Musharraf to quit?

Pervez Musharraf has worked out a deal with the new civilian government of Yousef Gilani to retire to his Islamabad farm, rather than put Pakistan through an almost certain impeachment. His resignation would be accepted with a promise to end any efforts to prosecute him for crimes while in office, a perhaps less-than-satisfactory outcome for Nawaz Sharif, whom Musharraf deposed in 1999 and who wanted the former dictator prosecuted. In the end, the army insisted on Musharraf’s terms:

Pakistan’s beleaguered president Pervez Musharraf is to step down after nine years in office, government officials and a member of his circle have told the Financial Times.

A senior officer in Mr Musharraf’s camp on Thursday conceded that he had decided to step down to avoid a parliamentary impeachment that was likely to begin on Monday.

A senior Pakistani government official said that a deal had been brokered between president Musharraf and members of the newly elected coalition government, with the army playing a key role in the agreement.
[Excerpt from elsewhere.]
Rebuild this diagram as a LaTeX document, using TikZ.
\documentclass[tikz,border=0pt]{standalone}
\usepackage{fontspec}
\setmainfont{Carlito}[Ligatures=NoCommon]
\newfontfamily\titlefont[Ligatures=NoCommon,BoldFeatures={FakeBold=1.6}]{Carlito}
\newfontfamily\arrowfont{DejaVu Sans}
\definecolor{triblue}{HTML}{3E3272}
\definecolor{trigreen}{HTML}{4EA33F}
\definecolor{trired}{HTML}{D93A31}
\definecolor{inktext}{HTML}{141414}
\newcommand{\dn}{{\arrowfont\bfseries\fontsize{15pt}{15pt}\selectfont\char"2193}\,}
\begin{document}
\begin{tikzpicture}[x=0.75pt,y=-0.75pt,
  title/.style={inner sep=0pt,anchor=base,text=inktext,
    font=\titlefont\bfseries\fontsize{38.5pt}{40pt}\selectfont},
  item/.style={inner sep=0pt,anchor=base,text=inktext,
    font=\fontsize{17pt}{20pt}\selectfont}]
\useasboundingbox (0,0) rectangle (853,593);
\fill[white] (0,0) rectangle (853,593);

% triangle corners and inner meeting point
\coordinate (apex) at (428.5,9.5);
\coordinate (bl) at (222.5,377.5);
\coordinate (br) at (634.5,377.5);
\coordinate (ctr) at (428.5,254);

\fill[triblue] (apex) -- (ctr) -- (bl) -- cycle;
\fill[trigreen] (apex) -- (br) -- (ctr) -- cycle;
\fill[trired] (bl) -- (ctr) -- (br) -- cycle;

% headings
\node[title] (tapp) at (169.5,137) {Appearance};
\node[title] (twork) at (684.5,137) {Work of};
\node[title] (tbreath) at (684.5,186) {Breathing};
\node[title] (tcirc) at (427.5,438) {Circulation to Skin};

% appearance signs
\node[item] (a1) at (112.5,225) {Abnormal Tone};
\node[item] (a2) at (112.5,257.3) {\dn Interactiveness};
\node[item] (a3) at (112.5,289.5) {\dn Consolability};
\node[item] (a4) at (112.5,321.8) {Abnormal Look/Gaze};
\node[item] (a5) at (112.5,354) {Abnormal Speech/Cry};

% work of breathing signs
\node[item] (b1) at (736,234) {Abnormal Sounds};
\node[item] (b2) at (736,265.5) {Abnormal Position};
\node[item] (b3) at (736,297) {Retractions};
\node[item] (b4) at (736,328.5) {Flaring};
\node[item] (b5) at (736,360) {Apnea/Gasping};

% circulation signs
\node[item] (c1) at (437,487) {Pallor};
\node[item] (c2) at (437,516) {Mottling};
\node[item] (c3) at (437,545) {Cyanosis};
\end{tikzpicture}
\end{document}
“The president will neither be impeached nor prosecuted on any charges. He will try and stay in Pakistan,” said the official.

The army actually facilitated a deal by withdrawing its support of Musharraf in the last few days.  According to FT, the army had threatened to intervene if the civilian government pursued either impeachment or prosecution — not surprisingly, since the leadership had been all Musharraf’s men.  In an unusual development, though, the army finally blinked, backing away from Musharraf and leaving him vulnerable to his political opponents.  Immunity was the price the Gilani government had to pay to avoid yet another military coup.

According to the report, Musharraf will resign by Monday.  He will immediately decamp for his farm, leaving the Pakistani government in the hands of the coalition headed by Gilani.  Whether that means an immediate revote for the presidency remains to be seen.  If this all takes place as reported, it means the real transfer of power to civilian control in a decade — and it could also mean a new period of even greater instability.  Musharraf provided a focus for Pakistani discontent, and with him out of the picture, the Gilani government will have to start delivering better days, and soon.